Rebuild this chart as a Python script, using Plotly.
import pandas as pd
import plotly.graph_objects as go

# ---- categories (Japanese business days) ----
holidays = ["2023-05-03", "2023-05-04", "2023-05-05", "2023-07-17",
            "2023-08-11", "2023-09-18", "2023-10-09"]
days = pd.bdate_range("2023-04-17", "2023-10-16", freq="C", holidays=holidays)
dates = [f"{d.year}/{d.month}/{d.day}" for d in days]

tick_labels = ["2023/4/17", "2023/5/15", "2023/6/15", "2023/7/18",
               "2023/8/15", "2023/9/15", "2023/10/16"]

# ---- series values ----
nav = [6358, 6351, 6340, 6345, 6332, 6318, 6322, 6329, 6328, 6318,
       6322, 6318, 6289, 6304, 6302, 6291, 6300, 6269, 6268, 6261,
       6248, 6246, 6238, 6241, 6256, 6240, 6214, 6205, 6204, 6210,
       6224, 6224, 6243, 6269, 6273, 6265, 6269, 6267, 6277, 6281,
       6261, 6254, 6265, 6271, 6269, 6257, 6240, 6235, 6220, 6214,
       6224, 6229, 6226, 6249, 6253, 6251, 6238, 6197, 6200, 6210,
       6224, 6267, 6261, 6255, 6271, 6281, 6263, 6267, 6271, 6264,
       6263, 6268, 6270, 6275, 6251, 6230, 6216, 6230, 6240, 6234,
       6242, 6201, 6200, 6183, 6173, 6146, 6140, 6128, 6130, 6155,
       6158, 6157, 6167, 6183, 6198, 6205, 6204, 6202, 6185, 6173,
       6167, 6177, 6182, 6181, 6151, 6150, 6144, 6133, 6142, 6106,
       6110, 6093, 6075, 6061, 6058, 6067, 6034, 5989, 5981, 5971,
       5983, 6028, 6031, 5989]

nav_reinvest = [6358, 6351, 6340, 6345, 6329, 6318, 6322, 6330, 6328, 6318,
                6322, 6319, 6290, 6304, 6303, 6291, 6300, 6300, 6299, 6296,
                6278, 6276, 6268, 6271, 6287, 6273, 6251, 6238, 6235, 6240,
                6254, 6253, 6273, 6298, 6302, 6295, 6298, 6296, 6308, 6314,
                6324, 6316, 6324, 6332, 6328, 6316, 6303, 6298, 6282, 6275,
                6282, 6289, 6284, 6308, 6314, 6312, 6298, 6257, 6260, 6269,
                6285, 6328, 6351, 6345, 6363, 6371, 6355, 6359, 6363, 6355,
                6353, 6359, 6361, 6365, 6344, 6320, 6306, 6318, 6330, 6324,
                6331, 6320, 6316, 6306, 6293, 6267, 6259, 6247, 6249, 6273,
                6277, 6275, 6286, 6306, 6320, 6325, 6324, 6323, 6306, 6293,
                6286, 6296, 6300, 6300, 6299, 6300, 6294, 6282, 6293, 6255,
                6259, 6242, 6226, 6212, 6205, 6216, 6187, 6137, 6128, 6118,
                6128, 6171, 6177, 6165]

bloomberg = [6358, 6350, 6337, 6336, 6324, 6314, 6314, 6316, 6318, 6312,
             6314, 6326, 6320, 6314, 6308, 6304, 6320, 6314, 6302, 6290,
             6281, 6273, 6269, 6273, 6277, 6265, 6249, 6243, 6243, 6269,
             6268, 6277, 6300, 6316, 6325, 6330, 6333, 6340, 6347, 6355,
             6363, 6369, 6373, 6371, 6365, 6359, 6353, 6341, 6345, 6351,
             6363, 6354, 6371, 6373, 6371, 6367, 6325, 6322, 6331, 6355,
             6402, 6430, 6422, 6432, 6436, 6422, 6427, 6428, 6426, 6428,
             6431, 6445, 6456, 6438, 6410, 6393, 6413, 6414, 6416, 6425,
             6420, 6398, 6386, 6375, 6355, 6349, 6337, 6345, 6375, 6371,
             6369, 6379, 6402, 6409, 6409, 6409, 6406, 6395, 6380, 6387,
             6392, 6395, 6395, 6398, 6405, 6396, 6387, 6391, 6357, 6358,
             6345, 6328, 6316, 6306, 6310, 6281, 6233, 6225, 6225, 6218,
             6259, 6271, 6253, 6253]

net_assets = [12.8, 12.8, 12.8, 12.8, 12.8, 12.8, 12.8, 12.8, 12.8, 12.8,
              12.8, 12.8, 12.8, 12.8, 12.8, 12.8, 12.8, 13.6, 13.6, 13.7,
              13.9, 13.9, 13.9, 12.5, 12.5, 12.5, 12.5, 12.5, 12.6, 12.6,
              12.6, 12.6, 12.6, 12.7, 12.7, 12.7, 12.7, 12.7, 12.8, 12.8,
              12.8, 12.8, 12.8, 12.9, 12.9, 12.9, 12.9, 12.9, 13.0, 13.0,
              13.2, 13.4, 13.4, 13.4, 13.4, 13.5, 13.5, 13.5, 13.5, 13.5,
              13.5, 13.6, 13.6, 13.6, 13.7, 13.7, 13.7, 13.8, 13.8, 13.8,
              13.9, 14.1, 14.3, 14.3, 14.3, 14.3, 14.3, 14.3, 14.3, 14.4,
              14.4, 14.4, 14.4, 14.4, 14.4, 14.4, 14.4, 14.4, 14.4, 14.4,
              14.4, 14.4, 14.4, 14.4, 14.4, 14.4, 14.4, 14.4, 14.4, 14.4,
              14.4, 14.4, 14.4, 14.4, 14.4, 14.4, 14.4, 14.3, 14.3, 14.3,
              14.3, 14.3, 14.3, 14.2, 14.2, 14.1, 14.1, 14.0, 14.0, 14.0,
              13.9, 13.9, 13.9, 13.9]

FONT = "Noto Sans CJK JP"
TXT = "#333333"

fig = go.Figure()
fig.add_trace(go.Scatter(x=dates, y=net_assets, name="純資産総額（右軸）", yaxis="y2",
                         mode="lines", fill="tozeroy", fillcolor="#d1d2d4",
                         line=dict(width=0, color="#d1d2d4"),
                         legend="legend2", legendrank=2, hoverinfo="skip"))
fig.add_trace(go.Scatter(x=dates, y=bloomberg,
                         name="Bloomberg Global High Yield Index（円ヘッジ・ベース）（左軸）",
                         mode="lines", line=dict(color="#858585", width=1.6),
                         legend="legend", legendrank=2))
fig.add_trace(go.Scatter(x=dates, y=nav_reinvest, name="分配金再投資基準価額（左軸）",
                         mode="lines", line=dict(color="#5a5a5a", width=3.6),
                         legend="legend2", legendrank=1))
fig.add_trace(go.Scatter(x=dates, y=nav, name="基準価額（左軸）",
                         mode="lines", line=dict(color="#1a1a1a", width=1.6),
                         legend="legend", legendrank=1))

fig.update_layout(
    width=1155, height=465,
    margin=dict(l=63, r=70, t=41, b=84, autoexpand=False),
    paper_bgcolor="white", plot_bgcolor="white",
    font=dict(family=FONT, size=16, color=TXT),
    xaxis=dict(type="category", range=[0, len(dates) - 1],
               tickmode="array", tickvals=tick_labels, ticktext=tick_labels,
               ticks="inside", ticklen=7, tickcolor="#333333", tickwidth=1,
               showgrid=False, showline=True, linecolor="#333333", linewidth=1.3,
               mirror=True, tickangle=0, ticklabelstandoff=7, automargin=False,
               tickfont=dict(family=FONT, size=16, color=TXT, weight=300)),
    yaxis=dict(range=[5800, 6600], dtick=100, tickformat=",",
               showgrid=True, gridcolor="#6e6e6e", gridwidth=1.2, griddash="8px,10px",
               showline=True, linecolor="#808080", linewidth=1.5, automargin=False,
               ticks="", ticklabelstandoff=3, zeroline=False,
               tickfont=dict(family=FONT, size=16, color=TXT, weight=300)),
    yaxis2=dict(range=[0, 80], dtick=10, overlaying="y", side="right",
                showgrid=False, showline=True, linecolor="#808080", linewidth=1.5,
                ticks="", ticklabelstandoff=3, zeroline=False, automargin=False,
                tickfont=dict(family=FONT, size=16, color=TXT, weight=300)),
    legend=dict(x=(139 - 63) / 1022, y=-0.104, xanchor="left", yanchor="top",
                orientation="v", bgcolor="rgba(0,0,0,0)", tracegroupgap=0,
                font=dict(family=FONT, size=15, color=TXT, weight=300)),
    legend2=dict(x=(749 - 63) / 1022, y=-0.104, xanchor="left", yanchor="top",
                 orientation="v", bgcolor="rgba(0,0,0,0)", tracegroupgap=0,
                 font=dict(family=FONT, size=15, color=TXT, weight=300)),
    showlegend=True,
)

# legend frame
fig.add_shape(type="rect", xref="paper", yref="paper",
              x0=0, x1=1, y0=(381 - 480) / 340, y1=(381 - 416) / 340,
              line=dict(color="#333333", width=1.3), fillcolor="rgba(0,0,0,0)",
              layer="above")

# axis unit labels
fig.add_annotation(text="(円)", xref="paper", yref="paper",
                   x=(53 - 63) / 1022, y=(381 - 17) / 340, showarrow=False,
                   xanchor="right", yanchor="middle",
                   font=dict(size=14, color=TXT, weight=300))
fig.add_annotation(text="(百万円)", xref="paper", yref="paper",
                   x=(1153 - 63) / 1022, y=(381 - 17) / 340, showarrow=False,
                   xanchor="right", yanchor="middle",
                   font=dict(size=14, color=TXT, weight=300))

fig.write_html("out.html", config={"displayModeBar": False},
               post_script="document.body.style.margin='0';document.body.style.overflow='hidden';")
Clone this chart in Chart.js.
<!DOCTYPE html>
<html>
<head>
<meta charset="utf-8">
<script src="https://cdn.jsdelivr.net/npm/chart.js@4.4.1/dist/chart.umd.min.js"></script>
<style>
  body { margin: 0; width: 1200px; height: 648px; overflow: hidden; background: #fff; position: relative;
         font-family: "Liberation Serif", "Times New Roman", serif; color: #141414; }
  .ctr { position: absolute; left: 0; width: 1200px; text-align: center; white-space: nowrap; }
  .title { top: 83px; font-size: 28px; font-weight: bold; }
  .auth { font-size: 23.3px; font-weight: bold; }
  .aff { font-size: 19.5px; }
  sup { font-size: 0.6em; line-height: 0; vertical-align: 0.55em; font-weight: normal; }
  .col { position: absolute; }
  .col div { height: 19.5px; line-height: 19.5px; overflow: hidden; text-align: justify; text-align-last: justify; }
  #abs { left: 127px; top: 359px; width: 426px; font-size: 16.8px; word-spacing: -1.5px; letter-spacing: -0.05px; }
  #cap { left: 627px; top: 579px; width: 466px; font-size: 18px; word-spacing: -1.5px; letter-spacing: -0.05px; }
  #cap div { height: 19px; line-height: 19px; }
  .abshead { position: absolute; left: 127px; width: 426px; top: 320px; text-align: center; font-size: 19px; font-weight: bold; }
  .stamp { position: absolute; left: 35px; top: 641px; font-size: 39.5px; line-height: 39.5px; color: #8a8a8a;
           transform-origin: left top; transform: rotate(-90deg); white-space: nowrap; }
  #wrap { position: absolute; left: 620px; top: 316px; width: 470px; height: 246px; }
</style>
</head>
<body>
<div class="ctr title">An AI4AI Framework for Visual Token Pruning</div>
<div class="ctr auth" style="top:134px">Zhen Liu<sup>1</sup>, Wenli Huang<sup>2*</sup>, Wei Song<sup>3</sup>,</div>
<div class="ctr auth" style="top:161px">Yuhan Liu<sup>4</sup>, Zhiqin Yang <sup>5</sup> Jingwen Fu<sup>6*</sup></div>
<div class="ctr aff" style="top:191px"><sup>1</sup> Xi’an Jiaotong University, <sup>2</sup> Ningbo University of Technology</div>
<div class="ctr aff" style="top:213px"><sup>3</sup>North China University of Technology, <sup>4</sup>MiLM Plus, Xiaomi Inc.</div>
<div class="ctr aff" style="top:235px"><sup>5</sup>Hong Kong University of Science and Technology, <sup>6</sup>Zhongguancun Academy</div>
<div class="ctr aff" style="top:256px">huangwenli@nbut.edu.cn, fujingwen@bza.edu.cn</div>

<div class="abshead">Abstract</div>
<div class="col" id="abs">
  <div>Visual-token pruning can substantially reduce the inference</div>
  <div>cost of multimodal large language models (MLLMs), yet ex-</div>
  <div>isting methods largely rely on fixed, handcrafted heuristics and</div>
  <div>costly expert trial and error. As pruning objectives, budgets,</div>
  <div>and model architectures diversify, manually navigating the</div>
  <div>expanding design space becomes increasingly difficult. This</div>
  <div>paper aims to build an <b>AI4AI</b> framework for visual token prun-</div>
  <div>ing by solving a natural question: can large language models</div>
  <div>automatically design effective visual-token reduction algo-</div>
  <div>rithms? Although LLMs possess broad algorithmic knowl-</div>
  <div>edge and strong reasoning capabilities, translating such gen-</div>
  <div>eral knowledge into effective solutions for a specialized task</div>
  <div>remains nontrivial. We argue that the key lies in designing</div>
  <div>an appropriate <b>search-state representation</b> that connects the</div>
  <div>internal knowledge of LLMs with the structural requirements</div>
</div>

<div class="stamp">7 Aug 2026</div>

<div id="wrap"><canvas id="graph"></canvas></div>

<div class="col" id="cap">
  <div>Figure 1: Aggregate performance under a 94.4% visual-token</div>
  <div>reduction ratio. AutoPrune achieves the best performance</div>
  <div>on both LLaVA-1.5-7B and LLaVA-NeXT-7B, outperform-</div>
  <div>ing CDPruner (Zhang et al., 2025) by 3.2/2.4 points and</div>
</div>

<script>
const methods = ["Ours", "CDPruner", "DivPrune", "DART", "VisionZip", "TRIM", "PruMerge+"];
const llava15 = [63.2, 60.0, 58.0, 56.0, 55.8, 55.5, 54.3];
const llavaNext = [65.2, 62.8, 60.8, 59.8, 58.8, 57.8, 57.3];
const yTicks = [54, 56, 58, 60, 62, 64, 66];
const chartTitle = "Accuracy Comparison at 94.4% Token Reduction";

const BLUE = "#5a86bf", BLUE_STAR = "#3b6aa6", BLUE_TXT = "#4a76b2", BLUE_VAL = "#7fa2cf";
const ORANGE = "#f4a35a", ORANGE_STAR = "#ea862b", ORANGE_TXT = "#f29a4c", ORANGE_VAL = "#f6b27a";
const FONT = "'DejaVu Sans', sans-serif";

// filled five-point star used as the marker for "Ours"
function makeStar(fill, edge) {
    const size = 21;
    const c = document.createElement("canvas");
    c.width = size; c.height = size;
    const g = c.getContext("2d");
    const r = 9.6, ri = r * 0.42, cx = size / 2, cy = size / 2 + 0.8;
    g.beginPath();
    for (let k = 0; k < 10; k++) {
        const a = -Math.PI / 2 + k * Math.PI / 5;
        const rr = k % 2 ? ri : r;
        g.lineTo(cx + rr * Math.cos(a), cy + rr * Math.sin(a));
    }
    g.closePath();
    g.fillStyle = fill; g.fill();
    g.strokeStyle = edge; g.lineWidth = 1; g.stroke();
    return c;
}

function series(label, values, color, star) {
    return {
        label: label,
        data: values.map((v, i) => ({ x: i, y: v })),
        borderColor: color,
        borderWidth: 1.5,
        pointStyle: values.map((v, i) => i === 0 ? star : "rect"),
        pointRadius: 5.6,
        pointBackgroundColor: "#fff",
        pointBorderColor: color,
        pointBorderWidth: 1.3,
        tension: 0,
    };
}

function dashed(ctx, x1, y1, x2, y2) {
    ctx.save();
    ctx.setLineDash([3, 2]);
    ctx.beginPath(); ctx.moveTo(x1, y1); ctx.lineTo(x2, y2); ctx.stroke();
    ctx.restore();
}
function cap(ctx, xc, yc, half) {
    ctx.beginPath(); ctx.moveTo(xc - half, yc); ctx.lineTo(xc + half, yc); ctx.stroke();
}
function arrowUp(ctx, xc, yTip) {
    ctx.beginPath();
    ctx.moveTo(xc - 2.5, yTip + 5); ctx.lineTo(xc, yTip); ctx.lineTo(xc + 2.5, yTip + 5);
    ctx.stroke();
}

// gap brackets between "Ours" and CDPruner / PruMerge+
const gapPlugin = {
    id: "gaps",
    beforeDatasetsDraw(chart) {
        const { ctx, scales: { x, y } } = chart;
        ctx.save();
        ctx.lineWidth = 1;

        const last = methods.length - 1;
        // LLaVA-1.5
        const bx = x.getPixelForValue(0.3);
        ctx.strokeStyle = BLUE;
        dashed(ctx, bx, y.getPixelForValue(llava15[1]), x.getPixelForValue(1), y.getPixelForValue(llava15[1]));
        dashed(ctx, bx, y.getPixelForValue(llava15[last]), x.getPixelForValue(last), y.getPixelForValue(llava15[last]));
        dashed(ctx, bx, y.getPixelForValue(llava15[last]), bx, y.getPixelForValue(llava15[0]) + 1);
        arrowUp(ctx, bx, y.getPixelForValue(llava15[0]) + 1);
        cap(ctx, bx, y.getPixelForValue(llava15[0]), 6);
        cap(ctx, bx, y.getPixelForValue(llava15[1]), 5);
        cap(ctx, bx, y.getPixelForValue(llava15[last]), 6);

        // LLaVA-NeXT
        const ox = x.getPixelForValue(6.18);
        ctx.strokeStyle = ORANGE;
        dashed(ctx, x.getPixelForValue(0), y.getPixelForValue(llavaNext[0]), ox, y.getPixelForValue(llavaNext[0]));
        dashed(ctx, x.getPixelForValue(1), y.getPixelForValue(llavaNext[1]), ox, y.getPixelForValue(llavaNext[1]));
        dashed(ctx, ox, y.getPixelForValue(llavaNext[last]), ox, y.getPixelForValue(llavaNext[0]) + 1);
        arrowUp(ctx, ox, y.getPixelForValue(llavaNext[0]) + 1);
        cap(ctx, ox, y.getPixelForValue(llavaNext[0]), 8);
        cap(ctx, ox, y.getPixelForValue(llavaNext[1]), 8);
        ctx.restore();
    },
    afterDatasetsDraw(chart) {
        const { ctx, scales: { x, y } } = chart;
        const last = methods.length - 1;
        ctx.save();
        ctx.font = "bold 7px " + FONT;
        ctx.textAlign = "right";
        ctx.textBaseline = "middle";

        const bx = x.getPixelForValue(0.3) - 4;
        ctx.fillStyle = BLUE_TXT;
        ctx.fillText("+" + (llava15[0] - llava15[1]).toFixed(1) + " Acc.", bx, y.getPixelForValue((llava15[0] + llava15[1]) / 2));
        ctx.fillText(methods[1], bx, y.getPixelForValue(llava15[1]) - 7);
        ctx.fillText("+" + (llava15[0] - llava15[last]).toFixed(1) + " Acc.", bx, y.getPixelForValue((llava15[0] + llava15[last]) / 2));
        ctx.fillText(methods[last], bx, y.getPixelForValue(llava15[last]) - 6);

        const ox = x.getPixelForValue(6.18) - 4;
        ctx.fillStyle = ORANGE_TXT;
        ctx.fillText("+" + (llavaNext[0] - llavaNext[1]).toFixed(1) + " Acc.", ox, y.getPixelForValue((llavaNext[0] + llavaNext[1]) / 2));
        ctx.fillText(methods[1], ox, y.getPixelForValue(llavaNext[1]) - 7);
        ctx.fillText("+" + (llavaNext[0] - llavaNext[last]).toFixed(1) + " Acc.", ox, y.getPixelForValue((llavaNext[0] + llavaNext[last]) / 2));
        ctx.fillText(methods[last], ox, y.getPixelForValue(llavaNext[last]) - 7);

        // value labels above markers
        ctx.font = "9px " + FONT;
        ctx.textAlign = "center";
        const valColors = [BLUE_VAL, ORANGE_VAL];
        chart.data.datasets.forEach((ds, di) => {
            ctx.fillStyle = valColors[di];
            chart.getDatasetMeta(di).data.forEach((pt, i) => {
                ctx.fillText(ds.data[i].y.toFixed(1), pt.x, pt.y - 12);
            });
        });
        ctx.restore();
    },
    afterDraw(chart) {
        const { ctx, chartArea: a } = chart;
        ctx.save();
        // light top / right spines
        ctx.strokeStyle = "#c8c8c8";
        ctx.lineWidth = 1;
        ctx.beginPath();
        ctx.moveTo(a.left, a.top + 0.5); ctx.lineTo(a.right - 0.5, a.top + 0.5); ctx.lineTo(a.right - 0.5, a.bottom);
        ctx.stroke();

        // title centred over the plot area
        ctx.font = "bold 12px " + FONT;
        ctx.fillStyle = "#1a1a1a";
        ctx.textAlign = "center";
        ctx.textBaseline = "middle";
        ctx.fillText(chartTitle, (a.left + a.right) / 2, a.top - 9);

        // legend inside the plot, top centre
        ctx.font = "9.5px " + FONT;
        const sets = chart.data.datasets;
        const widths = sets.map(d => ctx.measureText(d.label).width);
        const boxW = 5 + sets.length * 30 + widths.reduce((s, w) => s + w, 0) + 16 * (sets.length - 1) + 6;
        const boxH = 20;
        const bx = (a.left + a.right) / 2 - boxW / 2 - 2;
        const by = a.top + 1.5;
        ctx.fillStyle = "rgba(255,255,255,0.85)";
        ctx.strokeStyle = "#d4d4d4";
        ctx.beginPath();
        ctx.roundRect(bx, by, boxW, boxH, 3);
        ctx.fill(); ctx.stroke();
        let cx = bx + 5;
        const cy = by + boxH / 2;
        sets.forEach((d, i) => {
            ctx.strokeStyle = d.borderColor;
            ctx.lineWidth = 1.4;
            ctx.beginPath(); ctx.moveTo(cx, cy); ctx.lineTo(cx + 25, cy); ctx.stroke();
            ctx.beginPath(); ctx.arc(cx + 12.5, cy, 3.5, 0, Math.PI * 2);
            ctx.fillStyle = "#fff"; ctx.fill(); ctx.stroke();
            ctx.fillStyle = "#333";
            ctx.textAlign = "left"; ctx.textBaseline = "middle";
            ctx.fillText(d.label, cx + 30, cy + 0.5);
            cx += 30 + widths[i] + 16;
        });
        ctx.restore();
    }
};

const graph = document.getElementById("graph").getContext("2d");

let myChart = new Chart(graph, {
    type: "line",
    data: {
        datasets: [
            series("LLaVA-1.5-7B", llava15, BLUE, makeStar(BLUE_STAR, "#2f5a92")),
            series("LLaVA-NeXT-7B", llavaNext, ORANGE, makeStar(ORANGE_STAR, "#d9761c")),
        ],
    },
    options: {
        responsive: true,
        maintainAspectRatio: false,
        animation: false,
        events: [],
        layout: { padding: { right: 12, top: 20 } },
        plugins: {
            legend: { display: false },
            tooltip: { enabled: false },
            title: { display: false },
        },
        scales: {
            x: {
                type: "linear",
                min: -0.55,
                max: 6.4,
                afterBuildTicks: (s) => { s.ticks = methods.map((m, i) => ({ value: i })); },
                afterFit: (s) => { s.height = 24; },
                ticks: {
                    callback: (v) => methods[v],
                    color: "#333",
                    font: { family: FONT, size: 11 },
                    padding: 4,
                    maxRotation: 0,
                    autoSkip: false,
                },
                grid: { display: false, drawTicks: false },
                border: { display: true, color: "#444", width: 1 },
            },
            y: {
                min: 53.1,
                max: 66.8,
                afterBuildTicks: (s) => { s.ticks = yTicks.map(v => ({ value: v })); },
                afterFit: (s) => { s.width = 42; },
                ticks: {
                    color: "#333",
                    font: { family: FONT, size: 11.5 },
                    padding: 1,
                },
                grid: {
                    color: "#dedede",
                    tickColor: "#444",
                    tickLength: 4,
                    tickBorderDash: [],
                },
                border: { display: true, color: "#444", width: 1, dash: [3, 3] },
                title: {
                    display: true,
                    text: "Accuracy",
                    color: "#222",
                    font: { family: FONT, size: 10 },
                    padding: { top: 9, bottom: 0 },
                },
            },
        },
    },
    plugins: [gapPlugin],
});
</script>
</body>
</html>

________

The task
Set down exactly the lines that begin the records and continue through the line bearing "import plotly.graph_objects as go"; include both ends.

Answer to this exercise
Rebuild this chart as a Python script, using Plotly.
import pandas as pd
import plotly.graph_objects as go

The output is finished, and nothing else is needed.